Oil prices settled at their highest levels in more than a year on hopes a U.S. stimulus deal will boost the energy demand coupled with strong compliance in output cuts by OPEC+.
Brent crude futures closed at $62.43 after rising to an intra-daily session high of $62.83, the highest price level since Jan. 22, 2020.
West Texas Intermediate printed a weekly gain of about 4.7% while Brent crude rallied by 5.3% on the week.
Oil traders are virtually going long on macros that show U.S. President Joe Biden is pushing hard for approval of the $1.9 trillion COVID-19 relief plan to bolster economic growth and help millions of its unemployed citizens.
Oil prices are also printing yearly high attributed partly to production curbs from the Saudis’ and leading oil producers, as they try as much possible in supporting prices weakened by the ravaging COVID-19 virus that keeps disrupting the global economy
What you must know: Brent crude is the leading global benchmark for Atlantic basin crude oils. The international benchmark is used to set the price of crude oil for about two-thirds of the world’s traded crude oil, including Nigeria’s crude (Bonny Light, Brass River, Qua Iboe, etc.).
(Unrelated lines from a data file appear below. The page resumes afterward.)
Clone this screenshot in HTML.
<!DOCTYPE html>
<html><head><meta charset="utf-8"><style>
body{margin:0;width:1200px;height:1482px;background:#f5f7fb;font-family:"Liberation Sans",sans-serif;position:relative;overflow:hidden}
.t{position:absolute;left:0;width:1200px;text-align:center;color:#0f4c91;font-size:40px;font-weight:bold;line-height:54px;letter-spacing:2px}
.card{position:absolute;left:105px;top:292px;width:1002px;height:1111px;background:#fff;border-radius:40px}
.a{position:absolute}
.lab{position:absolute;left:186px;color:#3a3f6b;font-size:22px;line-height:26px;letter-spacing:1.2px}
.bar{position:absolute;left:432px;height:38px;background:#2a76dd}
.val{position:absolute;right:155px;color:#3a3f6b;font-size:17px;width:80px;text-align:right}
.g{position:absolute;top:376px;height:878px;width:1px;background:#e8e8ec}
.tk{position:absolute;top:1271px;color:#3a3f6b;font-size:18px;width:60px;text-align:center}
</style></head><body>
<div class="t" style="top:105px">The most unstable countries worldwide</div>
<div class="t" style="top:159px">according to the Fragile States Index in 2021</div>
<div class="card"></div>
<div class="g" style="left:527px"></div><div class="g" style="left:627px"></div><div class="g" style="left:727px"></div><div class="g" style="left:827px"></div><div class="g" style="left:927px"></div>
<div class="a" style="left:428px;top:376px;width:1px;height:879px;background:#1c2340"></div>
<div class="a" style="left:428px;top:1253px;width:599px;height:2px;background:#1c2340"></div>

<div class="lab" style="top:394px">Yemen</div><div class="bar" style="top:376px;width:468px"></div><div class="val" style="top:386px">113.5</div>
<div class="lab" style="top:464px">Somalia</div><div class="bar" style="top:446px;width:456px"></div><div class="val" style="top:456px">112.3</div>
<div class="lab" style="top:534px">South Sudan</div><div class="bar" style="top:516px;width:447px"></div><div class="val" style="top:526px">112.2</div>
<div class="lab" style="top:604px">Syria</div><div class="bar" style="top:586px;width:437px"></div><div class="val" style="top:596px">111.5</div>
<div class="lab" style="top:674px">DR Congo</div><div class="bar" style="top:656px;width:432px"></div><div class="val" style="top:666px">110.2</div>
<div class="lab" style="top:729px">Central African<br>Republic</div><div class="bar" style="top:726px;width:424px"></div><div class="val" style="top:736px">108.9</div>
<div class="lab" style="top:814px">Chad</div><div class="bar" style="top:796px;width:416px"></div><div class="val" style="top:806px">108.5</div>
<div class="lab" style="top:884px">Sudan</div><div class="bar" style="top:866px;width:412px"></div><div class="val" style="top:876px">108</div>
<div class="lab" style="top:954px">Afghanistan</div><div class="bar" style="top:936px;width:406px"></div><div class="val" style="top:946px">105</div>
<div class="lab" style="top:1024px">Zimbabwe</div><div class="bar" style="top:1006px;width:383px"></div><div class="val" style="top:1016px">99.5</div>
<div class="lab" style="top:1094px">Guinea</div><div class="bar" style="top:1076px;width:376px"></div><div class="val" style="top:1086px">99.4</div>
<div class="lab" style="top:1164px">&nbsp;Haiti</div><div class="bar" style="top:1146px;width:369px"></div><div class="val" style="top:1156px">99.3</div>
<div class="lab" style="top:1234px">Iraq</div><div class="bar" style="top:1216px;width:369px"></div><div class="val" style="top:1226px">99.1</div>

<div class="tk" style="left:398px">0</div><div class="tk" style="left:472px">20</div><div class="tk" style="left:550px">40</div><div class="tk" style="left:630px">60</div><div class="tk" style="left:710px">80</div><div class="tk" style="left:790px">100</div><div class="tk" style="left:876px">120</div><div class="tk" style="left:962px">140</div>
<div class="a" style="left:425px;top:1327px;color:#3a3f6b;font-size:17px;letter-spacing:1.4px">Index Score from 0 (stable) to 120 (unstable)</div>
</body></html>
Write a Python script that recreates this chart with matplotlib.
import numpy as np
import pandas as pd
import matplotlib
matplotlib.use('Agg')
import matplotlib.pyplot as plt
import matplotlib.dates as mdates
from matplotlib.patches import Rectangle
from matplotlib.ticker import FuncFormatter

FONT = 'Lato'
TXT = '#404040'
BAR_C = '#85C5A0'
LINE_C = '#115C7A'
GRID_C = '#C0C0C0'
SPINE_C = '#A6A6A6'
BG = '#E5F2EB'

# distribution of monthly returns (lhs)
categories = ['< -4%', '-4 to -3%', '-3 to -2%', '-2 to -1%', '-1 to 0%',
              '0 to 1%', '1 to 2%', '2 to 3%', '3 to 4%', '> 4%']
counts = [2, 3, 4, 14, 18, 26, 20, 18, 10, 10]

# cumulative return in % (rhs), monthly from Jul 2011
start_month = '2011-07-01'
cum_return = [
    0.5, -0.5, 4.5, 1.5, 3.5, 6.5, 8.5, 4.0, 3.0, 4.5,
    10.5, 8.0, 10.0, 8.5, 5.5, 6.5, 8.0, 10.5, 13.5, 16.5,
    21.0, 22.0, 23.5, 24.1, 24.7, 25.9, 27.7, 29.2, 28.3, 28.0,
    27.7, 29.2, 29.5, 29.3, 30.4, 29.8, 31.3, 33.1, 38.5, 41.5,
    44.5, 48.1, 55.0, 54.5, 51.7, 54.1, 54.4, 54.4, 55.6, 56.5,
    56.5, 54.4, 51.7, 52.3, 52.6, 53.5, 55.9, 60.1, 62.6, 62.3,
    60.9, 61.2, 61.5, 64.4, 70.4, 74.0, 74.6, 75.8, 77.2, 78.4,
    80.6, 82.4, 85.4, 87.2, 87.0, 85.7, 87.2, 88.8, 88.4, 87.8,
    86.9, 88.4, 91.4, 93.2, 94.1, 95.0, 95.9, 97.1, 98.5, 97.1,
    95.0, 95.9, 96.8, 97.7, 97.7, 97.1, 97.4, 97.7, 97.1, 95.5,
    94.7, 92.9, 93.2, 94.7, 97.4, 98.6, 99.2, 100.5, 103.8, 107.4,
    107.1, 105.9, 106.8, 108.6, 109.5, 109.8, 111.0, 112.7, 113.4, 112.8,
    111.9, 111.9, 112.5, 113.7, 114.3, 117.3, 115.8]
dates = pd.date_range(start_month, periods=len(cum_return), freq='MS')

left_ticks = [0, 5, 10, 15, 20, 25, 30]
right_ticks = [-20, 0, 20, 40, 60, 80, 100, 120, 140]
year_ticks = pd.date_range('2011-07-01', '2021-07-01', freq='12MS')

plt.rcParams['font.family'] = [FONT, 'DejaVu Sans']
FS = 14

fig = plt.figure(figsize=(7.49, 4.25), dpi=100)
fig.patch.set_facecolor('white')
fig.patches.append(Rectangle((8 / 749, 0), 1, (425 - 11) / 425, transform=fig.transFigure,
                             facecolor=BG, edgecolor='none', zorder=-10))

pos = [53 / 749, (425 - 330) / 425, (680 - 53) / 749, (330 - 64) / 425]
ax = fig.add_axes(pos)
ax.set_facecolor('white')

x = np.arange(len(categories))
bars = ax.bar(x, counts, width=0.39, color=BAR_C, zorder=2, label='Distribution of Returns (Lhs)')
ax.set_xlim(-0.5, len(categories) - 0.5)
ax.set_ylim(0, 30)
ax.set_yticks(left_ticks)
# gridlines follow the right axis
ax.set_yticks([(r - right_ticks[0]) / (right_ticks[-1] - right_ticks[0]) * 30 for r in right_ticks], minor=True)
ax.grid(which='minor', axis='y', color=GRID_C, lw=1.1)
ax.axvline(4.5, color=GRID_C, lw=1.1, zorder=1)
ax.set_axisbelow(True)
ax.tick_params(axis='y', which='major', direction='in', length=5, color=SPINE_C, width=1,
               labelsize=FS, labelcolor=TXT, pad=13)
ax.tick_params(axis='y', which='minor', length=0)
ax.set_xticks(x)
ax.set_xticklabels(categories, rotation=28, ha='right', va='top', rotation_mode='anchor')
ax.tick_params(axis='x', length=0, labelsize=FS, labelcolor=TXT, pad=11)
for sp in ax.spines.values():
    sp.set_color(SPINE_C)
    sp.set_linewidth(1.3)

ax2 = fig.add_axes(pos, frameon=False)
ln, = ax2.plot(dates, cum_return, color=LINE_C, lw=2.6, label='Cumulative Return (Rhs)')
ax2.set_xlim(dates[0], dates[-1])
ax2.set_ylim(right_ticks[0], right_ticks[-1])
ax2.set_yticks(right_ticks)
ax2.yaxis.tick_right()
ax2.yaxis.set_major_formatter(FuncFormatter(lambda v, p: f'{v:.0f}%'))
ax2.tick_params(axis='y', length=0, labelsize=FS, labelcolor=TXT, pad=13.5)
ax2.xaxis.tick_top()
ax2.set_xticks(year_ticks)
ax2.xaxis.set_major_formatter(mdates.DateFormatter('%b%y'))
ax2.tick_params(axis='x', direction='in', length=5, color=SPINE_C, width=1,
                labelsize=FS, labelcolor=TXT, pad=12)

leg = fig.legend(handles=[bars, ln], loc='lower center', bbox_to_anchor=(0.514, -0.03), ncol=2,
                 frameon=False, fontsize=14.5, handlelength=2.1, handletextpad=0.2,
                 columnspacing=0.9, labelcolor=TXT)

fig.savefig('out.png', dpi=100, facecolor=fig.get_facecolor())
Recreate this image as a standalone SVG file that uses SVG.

- About 90% of Nigeria’s export earnings coming from crude oil and about 60% of the Federal government revenue is gotten from oil.
- The importance of crude oil can’t be ignored; it is used mainly in fueling aircraft, vehicles, and trucks that facilitate economic lifestyles and activities in the modern world.
- Derivatives from refined crude are used in the production of polymers, as well as the production of waxes, tars asphalts, and lubricants.
However, Stephen Innes, Chief Global Market Strategist at Axi in a note to Nairametrics said that it could weigh on oil prices after pulling back some of its gains at Wednesday and Thursday’s trading session;
“After two downward corrections from Brent’s mid $61’s on two consecutive days, it suggests the markets got positioned a bit peaky especially after the IEA delivered a reality check and revised down its global oil demand forecast for 2021 and warned the market recovery is fragile.
“There might be a growing sense that commentary and analysis got slightly too far over its skis as the price corrects upwards even though the data does not suggest a significant change in the near-term outlook. As such the IEA release provided the market with a vital sensibility check.”
What to expect: Oil traders for the midterm will focus their attention on the March 4 OPEC+ meeting as a risk to the current view at a time energy experts expect Saudi Arabia’s unilateral Feb/Mar cuts to be rolled back.